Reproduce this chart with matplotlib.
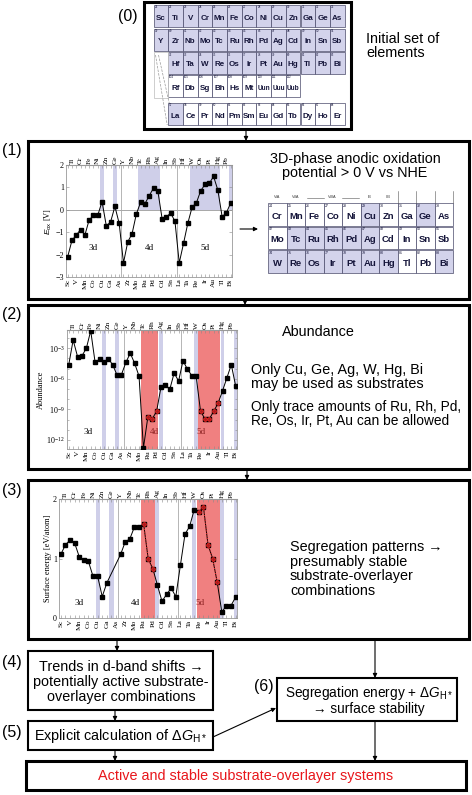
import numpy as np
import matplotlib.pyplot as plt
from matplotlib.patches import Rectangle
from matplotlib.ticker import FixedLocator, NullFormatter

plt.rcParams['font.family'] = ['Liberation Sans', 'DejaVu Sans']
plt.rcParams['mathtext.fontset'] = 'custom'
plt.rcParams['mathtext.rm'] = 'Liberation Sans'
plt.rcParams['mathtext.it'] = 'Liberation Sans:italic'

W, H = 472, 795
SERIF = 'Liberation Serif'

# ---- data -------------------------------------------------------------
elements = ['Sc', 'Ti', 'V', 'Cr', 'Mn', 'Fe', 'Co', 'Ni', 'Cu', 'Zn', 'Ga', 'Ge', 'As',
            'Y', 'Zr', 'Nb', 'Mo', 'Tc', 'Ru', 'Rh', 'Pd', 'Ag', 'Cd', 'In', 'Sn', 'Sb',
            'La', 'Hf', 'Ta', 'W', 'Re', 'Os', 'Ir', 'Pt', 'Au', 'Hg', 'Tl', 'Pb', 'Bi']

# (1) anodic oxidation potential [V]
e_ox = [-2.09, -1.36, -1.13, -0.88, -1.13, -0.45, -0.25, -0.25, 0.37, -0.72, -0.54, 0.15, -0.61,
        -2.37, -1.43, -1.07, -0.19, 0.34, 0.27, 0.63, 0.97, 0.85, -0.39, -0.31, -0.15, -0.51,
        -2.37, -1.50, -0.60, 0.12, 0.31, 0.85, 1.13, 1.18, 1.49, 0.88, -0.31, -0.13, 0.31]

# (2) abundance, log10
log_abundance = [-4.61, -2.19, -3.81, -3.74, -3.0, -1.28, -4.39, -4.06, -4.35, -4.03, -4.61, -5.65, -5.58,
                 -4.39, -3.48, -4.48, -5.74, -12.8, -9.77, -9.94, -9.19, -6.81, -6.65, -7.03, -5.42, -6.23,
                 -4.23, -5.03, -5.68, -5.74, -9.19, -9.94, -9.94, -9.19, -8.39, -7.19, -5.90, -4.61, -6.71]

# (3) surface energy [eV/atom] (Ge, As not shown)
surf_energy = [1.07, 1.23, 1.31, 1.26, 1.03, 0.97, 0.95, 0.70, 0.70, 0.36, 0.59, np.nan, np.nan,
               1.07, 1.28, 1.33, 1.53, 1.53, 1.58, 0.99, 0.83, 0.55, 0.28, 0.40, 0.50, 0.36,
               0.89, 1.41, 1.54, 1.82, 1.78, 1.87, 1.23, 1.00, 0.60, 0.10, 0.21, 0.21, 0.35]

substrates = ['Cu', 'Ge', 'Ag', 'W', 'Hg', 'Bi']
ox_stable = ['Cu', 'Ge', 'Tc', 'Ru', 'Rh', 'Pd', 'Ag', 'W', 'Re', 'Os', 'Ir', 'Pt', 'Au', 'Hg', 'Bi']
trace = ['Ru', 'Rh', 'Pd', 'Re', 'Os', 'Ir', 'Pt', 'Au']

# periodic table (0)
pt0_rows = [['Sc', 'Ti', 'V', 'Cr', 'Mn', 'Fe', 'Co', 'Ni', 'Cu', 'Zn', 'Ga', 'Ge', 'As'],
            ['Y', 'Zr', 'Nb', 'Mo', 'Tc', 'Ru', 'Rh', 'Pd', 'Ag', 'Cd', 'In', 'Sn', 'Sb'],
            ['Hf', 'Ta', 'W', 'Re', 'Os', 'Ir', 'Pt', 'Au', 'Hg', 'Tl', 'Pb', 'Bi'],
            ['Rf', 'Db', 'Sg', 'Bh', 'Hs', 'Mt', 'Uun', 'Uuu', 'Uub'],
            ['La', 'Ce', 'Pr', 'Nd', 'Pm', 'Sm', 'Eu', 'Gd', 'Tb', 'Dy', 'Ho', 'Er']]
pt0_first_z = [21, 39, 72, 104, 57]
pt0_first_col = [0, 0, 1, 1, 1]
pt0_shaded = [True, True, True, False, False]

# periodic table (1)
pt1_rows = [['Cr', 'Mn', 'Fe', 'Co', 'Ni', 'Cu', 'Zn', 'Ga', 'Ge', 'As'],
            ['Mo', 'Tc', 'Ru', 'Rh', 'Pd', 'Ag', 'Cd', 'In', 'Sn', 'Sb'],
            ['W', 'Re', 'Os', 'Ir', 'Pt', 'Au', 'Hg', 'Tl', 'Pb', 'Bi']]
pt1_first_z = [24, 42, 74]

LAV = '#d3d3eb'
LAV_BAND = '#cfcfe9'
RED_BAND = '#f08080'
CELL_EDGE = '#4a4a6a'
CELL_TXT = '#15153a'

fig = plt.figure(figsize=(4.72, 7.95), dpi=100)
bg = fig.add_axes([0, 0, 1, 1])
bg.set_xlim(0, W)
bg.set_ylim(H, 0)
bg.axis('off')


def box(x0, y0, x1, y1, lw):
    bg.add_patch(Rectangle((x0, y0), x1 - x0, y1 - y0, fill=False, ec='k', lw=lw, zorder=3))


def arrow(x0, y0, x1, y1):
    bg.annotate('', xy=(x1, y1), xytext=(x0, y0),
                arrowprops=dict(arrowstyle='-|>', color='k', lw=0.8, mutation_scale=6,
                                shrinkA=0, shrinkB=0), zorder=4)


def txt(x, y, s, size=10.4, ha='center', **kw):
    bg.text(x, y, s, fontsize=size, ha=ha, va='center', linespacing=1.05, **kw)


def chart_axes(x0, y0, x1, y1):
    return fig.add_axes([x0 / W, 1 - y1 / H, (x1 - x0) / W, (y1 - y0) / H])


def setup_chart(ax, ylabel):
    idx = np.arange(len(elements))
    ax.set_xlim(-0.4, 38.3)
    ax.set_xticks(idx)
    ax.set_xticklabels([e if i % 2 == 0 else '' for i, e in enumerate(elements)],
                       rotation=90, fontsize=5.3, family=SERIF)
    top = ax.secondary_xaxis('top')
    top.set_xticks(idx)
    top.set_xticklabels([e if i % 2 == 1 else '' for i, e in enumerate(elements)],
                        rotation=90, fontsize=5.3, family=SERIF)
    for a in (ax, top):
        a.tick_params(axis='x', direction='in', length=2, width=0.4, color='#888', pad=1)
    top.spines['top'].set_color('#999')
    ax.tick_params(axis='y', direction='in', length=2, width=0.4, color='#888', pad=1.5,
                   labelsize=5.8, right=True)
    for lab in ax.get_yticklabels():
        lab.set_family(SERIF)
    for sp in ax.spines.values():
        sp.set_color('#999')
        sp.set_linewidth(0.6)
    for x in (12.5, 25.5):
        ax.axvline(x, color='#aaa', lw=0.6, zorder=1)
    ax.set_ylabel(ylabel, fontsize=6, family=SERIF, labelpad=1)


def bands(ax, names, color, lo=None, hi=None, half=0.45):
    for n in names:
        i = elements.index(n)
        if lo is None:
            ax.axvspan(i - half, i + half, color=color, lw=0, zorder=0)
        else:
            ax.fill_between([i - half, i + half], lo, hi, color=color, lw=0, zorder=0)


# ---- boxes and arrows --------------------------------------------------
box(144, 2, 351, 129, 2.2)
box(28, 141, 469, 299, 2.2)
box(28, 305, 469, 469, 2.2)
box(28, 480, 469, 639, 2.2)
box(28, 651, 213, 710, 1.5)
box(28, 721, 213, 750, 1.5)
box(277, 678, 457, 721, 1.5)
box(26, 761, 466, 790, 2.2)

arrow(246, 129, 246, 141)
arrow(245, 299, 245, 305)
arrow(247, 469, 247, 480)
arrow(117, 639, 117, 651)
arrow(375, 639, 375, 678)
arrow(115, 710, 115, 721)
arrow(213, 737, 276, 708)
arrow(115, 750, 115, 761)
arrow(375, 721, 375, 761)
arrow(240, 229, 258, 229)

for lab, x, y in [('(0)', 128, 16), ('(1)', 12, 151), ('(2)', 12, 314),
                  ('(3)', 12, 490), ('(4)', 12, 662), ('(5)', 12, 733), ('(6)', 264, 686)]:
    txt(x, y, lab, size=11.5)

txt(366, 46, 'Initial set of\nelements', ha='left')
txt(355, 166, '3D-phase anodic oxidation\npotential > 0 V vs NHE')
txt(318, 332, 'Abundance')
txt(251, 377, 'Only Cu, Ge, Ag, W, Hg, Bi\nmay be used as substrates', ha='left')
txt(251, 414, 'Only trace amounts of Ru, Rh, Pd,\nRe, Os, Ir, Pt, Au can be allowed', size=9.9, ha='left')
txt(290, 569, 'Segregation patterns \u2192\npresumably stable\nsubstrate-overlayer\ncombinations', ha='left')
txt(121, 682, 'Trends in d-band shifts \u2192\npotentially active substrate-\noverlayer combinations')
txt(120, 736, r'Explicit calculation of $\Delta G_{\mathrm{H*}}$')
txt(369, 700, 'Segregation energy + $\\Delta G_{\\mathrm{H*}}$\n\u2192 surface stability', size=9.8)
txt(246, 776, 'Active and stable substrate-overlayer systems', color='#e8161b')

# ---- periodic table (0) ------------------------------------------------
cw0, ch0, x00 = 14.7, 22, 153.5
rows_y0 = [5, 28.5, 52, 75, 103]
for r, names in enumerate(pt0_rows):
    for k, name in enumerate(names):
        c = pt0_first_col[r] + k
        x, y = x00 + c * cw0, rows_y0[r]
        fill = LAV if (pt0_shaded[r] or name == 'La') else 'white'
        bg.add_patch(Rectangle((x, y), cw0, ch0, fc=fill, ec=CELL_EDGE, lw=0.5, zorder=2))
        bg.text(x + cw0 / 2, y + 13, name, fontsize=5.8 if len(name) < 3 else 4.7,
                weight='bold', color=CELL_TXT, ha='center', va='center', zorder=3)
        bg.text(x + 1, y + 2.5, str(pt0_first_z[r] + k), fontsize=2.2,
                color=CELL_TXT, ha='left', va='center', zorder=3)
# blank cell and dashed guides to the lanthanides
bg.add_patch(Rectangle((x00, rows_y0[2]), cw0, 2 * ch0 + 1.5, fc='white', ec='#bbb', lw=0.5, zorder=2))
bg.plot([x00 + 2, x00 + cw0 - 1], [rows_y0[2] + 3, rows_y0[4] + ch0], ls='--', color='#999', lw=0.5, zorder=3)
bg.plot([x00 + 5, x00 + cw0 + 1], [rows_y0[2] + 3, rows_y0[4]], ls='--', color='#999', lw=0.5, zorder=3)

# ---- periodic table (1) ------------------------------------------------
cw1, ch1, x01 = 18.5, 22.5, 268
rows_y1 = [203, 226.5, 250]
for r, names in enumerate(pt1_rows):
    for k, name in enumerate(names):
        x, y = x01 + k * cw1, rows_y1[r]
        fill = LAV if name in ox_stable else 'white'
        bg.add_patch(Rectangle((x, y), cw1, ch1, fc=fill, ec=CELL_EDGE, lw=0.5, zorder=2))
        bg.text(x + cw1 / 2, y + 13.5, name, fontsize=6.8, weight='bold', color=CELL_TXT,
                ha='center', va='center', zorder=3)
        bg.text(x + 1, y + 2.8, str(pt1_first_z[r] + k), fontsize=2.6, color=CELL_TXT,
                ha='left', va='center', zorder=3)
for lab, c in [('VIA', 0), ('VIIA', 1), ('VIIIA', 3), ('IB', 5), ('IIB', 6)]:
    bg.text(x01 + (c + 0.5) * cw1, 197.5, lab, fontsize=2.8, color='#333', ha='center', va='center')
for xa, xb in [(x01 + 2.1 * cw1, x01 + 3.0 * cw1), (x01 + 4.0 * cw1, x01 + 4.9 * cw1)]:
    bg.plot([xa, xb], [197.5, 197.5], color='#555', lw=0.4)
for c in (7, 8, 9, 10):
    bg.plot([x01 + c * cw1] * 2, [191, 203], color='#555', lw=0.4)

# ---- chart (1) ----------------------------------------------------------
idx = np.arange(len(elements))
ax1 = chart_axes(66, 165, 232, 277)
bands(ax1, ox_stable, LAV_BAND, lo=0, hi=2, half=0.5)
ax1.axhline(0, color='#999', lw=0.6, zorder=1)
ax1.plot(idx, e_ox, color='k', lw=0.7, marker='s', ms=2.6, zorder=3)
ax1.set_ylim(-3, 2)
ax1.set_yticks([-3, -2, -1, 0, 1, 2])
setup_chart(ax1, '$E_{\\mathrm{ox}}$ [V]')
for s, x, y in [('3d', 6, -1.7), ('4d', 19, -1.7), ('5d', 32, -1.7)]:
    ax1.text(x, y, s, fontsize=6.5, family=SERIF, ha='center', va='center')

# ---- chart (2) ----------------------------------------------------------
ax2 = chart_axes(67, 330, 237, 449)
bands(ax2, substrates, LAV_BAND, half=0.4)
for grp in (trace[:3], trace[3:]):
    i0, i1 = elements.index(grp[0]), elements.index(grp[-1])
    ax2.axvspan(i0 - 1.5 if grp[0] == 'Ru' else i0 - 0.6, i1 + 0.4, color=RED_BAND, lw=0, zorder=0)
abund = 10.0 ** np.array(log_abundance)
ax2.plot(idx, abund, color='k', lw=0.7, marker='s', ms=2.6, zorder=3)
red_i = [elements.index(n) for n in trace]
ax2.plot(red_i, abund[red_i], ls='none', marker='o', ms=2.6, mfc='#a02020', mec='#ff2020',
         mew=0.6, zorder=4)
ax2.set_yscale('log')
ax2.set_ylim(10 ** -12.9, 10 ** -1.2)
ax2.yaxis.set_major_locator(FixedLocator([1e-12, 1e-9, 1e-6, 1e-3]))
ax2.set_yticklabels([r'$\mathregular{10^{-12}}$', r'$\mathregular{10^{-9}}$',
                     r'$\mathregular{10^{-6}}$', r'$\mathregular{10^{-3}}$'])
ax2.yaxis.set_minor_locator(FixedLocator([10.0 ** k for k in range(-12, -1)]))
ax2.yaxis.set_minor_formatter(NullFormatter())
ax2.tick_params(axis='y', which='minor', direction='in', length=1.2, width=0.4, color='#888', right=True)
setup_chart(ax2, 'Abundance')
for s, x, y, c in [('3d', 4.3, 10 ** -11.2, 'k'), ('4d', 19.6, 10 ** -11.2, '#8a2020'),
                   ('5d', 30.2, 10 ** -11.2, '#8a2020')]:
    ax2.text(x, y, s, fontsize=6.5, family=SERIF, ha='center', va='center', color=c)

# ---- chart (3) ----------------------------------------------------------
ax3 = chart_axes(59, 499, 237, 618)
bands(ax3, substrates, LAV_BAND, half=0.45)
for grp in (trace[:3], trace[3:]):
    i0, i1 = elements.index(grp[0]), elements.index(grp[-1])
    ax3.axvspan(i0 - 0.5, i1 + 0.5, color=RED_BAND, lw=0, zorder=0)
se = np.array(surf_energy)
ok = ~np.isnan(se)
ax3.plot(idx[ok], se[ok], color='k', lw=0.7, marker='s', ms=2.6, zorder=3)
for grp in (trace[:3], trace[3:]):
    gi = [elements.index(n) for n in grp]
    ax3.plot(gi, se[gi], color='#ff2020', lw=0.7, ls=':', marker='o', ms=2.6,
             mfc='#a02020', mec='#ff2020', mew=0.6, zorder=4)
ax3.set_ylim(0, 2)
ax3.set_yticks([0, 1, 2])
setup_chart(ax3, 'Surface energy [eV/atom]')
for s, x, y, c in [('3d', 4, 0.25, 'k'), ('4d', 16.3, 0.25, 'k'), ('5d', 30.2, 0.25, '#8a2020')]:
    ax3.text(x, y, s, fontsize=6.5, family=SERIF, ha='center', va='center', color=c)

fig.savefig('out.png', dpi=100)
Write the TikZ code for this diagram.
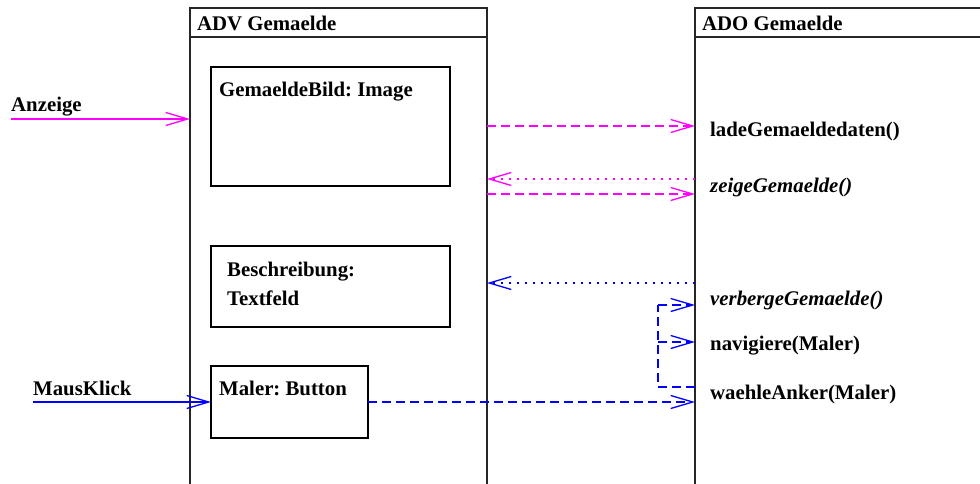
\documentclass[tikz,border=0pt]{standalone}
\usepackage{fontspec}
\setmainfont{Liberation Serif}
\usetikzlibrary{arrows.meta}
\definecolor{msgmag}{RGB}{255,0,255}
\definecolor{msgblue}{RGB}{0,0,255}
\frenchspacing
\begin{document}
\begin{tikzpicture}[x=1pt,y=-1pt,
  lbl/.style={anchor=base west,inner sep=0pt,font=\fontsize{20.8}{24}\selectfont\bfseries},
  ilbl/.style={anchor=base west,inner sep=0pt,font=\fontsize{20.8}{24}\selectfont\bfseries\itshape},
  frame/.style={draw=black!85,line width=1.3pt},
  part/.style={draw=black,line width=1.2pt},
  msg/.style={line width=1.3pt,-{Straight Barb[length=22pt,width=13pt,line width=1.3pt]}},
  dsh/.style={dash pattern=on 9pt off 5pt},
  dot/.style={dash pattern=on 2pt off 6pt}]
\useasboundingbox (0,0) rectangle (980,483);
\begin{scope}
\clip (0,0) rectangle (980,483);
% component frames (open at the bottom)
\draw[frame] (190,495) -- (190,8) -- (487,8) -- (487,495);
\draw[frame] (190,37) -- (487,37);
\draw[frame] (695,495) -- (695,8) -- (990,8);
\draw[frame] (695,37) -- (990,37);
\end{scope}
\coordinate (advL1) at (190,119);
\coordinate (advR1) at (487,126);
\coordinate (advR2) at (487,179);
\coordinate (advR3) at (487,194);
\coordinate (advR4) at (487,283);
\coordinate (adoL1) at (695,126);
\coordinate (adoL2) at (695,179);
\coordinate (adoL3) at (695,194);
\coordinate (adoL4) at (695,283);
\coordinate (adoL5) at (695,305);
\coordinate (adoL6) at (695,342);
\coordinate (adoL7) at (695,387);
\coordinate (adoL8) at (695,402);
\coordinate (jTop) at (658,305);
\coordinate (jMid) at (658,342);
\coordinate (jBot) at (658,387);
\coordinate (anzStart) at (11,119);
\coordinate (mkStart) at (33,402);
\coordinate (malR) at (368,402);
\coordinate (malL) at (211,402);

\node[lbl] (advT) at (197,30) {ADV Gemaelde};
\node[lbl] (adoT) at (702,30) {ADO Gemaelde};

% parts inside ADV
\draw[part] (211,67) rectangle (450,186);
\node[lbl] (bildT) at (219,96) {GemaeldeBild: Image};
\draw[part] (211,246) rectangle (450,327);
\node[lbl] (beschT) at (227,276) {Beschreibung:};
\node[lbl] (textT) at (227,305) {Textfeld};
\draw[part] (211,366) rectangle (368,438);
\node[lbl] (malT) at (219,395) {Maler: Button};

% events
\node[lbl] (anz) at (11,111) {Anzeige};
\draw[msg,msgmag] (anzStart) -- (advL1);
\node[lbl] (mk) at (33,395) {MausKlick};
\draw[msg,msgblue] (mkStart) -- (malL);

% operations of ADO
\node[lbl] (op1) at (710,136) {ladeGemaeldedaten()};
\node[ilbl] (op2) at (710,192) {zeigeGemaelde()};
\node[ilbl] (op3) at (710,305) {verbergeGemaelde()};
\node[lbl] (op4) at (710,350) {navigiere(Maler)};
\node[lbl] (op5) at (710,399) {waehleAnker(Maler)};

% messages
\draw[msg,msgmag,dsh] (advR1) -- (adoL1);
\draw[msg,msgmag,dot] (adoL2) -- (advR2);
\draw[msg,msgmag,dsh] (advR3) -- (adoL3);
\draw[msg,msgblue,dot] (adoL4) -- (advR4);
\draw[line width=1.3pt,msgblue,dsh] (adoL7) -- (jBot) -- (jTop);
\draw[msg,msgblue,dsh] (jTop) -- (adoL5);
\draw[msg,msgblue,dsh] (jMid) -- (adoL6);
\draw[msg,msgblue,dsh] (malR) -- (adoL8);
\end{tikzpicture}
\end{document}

■ Exercise details ■
Reproduce the material above from its first line through the line containing "plt.rcParams['mathtext.it'] = 'Liberation", both ends included, and skip every picture.

■ Exercise solution ■
Reproduce this chart with matplotlib.
import numpy as np
import matplotlib.pyplot as plt
from matplotlib.patches import Rectangle
from matplotlib.ticker import FixedLocator, NullFormatter

plt.rcParams['font.family'] = ['Liberation Sans', 'DejaVu Sans']
plt.rcParams['mathtext.fontset'] = 'custom'
plt.rcParams['mathtext.rm'] = 'Liberation Sans'
plt.rcParams['mathtext.it'] = 'Liberation Sans:italic'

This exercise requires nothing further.